UN report says 1.1 billion people in acute poverty

By AFP
October 18, 2024
People wait for a food distribution in a displaced persons camp at the Lycée Marie Jeanne in Port-au-Prince on September 30, 2024. — AFP
People wait for a food distribution in a displaced persons camp at the Lycée Marie Jeanne in Port-au-Prince on September 30, 2024. — AFP

UNITED NATIONS, United States: More than one billion people are living in acute poverty across the globe, a UN Development Programme report said on Thursday, with children accounting for over half of those affected.

The paper published with the Oxford Poverty and Human Development Initiative (OPHI) highlighted that poverty rates were three times higher in countries at war, as 2023 saw the most conflicts around the world since the Second World War.

The UNDP and the OPHI have published their Multidimensional Poverty Index annually since 2010, harvesting data from 112 countries with a combined population of 6.3 billion people.

It uses indicators such as a lack of adequate housing, sanitation, electricity, cooking fuel, nutrition and school attendance.

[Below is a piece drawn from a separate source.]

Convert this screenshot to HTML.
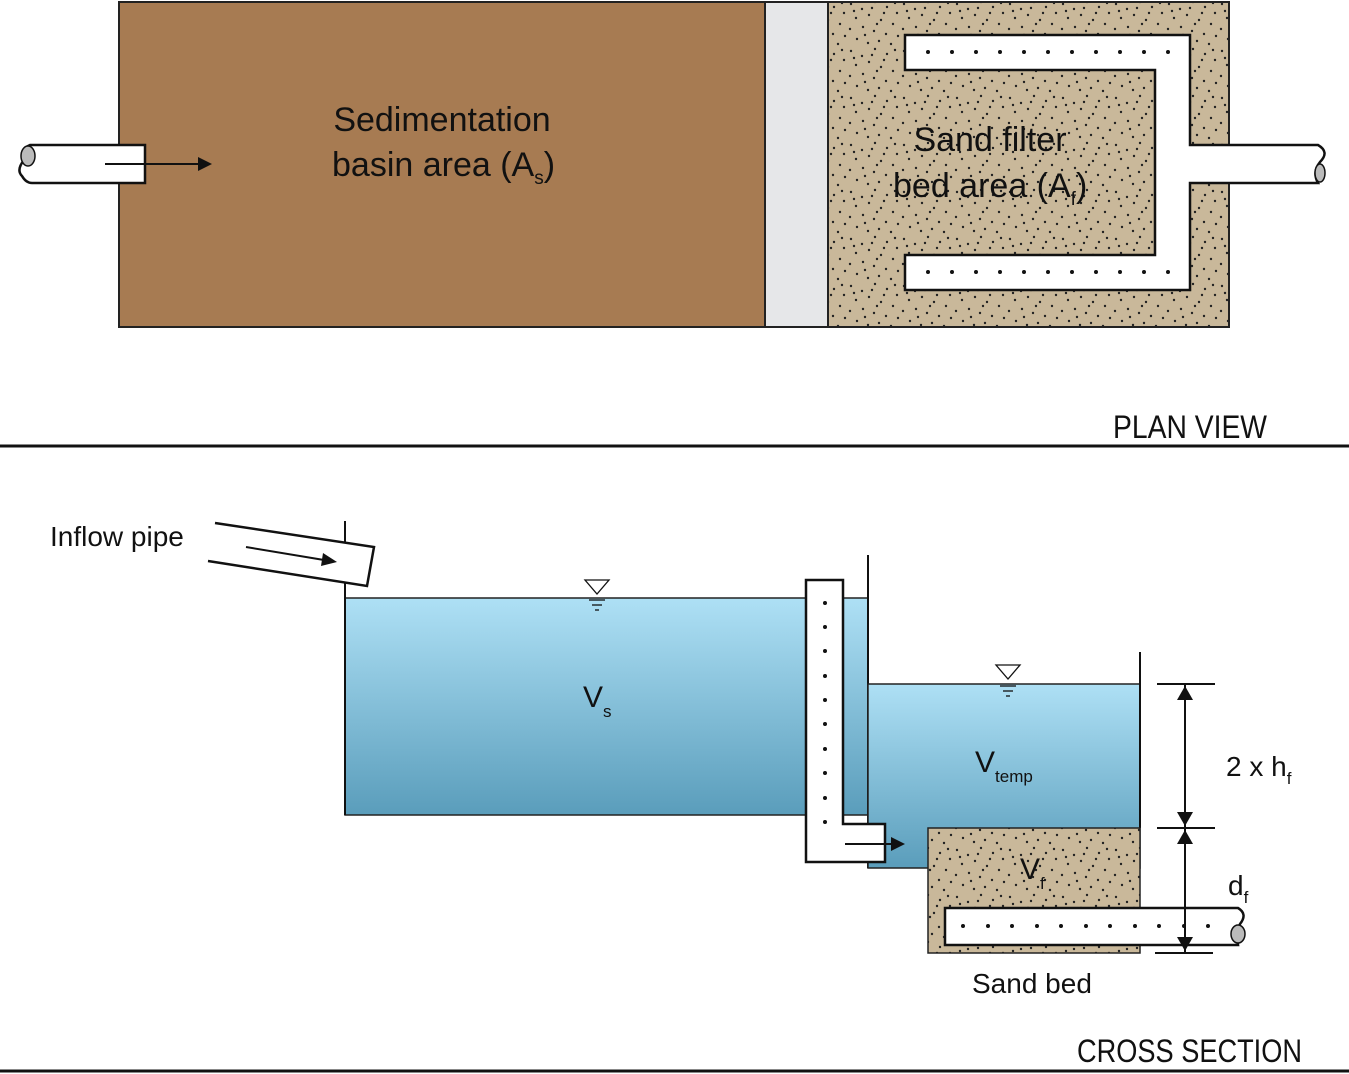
<!DOCTYPE html>
<html><head><meta charset="utf-8"><style>
html,body{margin:0;padding:0;background:#fff;}
svg{display:block;font-family:"Liberation Sans",sans-serif;}
</style></head><body>
<svg width="1349" height="1074" viewBox="0 0 1349 1074" xmlns="http://www.w3.org/2000/svg">
<defs>
<pattern id="sand" width="53" height="47" patternUnits="userSpaceOnUse">
<rect width="53" height="47" fill="#c9b89a"/>
<g fill="#222">
<circle cx="3" cy="4" r="1.2"/><circle cx="14" cy="9" r="1.2"/><circle cx="27" cy="2" r="1.2"/><circle cx="39" cy="7" r="1.2"/><circle cx="49" cy="13" r="1.2"/>
<circle cx="8" cy="18" r="1.2"/><circle cx="21" cy="15" r="1.2"/><circle cx="33" cy="20" r="1.2"/><circle cx="45" cy="24" r="1.2"/><circle cx="2" cy="29" r="1.2"/>
<circle cx="15" cy="27" r="1.2"/><circle cx="26" cy="31" r="1.2"/><circle cx="38" cy="34" r="1.2"/><circle cx="50" cy="36" r="1.2"/><circle cx="9" cy="39" r="1.2"/>
<circle cx="20" cy="43" r="1.2"/><circle cx="31" cy="41" r="1.2"/><circle cx="43" cy="44" r="1.2"/><circle cx="36" cy="13" r="1.2"/><circle cx="6" cy="11" r="1.2"/>
<circle cx="29" cy="24" r="1.2"/><circle cx="17" cy="35" r="1.2"/><circle cx="47" cy="3" r="1.2"/><circle cx="24" cy="8" r="1.2"/>
</g>
</pattern>
<linearGradient id="water" x1="0" y1="0" x2="0" y2="1">
<stop offset="0" stop-color="#aee0f5"/><stop offset="1" stop-color="#5a9dbb"/>
</linearGradient>
<linearGradient id="water2" gradientUnits="userSpaceOnUse" x1="0" y1="684" x2="0" y2="868">
<stop offset="0" stop-color="#aee0f5"/><stop offset="1" stop-color="#5a9dbb"/>
</linearGradient>
</defs>

<!-- PLAN VIEW -->
<rect x="119" y="2" width="646" height="325" fill="#a77b52" stroke="#222" stroke-width="2"/>
<rect x="765" y="2" width="63" height="325" fill="#e6e7e9" stroke="#222" stroke-width="2"/>
<rect x="828" y="2" width="401" height="325" fill="url(#sand)" stroke="#222" stroke-width="2"/>
<path d="M905,35 H1190 V145 H1318 Q1330,152 1320,162 Q1312,172 1318,183 H1190 V290 H905 V255 H1155 V70 H905 Z" fill="#fff" stroke="#111" stroke-width="2.5"/>
<ellipse cx="1320" cy="173" rx="5" ry="9" fill="#bbb" stroke="#111" stroke-width="1.5"/>
<g fill="#111">
<circle cx="928" cy="52" r="2"/><circle cx="952" cy="52" r="2"/><circle cx="976" cy="52" r="2"/><circle cx="1000" cy="52" r="2"/><circle cx="1024" cy="52" r="2"/><circle cx="1048" cy="52" r="2"/><circle cx="1072" cy="52" r="2"/><circle cx="1096" cy="52" r="2"/><circle cx="1120" cy="52" r="2"/><circle cx="1144" cy="52" r="2"/><circle cx="1168" cy="52" r="2"/>
<circle cx="928" cy="272" r="2"/><circle cx="952" cy="272" r="2"/><circle cx="976" cy="272" r="2"/><circle cx="1000" cy="272" r="2"/><circle cx="1024" cy="272" r="2"/><circle cx="1048" cy="272" r="2"/><circle cx="1072" cy="272" r="2"/><circle cx="1096" cy="272" r="2"/><circle cx="1120" cy="272" r="2"/><circle cx="1144" cy="272" r="2"/><circle cx="1168" cy="272" r="2"/>
</g>
<path d="M145,145 H30 Q18,150 24,160 Q16,170 22,176 Q26,183 32,183 H145 Z" fill="#fff" stroke="#111" stroke-width="2.5"/>
<ellipse cx="28" cy="156" rx="7" ry="10" fill="#bbb" stroke="#111" stroke-width="1.5"/>
<line x1="105" y1="164" x2="198" y2="164" stroke="#111" stroke-width="2"/>
<polygon points="212,164 198,157 198,171" fill="#111"/>
<text x="442" y="131" font-size="34" text-anchor="middle" fill="#111">Sedimentation</text>
<text x="332" y="176" font-size="34" fill="#111">basin area (A<tspan font-size="19" dy="8">s</tspan><tspan dy="-8">)</tspan></text>
<text x="990" y="151" font-size="34" text-anchor="middle" fill="#111">Sand filter</text>
<text x="893" y="197" font-size="34" fill="#111">bed area (A<tspan font-size="19" dy="8">f</tspan><tspan dy="-8">)</tspan></text>

<line x1="0" y1="446" x2="1349" y2="446" stroke="#111" stroke-width="3"/>
<text x="1113" y="438" font-size="32" fill="#111" textLength="154" lengthAdjust="spacingAndGlyphs">PLAN VIEW</text>

<!-- CROSS SECTION -->
<rect x="345" y="598" width="523" height="217" fill="url(#water)" stroke="#222" stroke-width="1.5"/>
<line x1="345" y1="521" x2="345" y2="815" stroke="#111" stroke-width="2"/>
<line x1="868" y1="555" x2="868" y2="868" stroke="#111" stroke-width="2"/>
<path d="M868,684 H1140 V868 H868 Z" fill="url(#water2)" stroke="#222" stroke-width="1.5"/>
<line x1="1140" y1="652" x2="1140" y2="828" stroke="#111" stroke-width="2"/>
<rect x="928" y="828" width="212" height="125" fill="url(#sand)" stroke="#222" stroke-width="1.5"/>
<path d="M215,523 L374,547 L367,586 L208,561" fill="#fff" stroke="#111" stroke-width="2.5"/>
<line x1="246" y1="547" x2="324" y2="560" stroke="#111" stroke-width="2"/>
<polygon points="337,562 323,553 321,566" fill="#111"/>
<text x="50" y="546" font-size="28" fill="#111">Inflow pipe</text>
<path d="M806,580 H843 V824 H885 V862 H806 Z" fill="#fff" stroke="#111" stroke-width="2.5"/>
<g fill="#111">
<circle cx="825" cy="603" r="2"/><circle cx="825" cy="627" r="2"/><circle cx="825" cy="651" r="2"/><circle cx="825" cy="676" r="2"/><circle cx="825" cy="700" r="2"/><circle cx="825" cy="724" r="2"/><circle cx="825" cy="749" r="2"/><circle cx="825" cy="773" r="2"/><circle cx="825" cy="798" r="2"/><circle cx="825" cy="822" r="2"/>
</g>
<line x1="845" y1="844" x2="892" y2="844" stroke="#111" stroke-width="2"/>
<polygon points="905,844 891,837 891,851" fill="#111"/>
<path d="M945,908 H1238 Q1248,914 1240,924 Q1236,932 1238,945 H945 Z" fill="#fff" stroke="#111" stroke-width="2.5"/>
<ellipse cx="1238" cy="934" rx="7" ry="9" fill="#bbb" stroke="#111" stroke-width="1.5"/>
<g fill="#111">
<circle cx="963" cy="926" r="2"/><circle cx="988" cy="926" r="2"/><circle cx="1012" cy="926" r="2"/><circle cx="1037" cy="926" r="2"/><circle cx="1061" cy="926" r="2"/><circle cx="1086" cy="926" r="2"/><circle cx="1110" cy="926" r="2"/><circle cx="1135" cy="926" r="2"/><circle cx="1159" cy="926" r="2"/><circle cx="1184" cy="926" r="2"/><circle cx="1208" cy="926" r="2"/>
</g>
<g stroke="#111" stroke-width="1.3" fill="#fff">
<polygon points="585,580 609,580 597,594"/>
<line x1="589" y1="600" x2="605" y2="600"/><line x1="592" y1="605" x2="602" y2="605"/><line x1="595" y1="610" x2="599" y2="610"/>
<polygon points="996,665 1020,665 1008,679"/>
<line x1="1000" y1="686" x2="1016" y2="686"/><line x1="1003" y1="691" x2="1013" y2="691"/><line x1="1006" y1="696" x2="1010" y2="696"/>
</g>
<g stroke="#111" stroke-width="2">
<line x1="1157" y1="684" x2="1215" y2="684"/>
<line x1="1157" y1="828" x2="1215" y2="828"/>
<line x1="1155" y1="953" x2="1213" y2="953"/>
<line x1="1185" y1="684" x2="1185" y2="953"/>
</g>
<g fill="#111">
<polygon points="1185,686 1177,700 1193,700"/>
<polygon points="1185,826 1177,812 1193,812"/>
<polygon points="1185,830 1177,844 1193,844"/>
<polygon points="1185,951 1177,937 1193,937"/>
</g>
<text x="1226" y="776" font-size="28" fill="#111">2 x h<tspan font-size="17" dy="8">f</tspan></text>
<text x="1228" y="895" font-size="28" fill="#111">d<tspan font-size="17" dy="8">f</tspan></text>
<text x="583" y="707" font-size="30" fill="#111">V<tspan font-size="17" dy="10">s</tspan></text>
<text x="975" y="772" font-size="30" fill="#111">V<tspan font-size="17" dy="10">temp</tspan></text>
<text x="1020" y="879" font-size="30" fill="#111">V<tspan font-size="17" dy="10">f</tspan></text>
<text x="972" y="993" font-size="28" fill="#111">Sand bed</text>

<line x1="0" y1="1071" x2="1349" y2="1071" stroke="#111" stroke-width="3"/>
<text x="1077" y="1062" font-size="32" fill="#111" textLength="225" lengthAdjust="spacingAndGlyphs">CROSS SECTION</text>
</svg>
</body></html>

“The 2024 MPI paints a sobering picture: 1.1 billion people endure multidimensional poverty, of which 455 million live in the shadow of conflict,” said Yanchun Zhang, chief statistician at the UNDP.

The report echoed last year´s findings that 1.1 billion out of 6.1 billion people across 110 countries were facing extreme multidimensional poverty.

Thursday´s paper showed that some 584 million people under 18 were experiencing extreme poverty, accounting for 27.9 percent of children worldwide, compared with 13.5 percent of adults.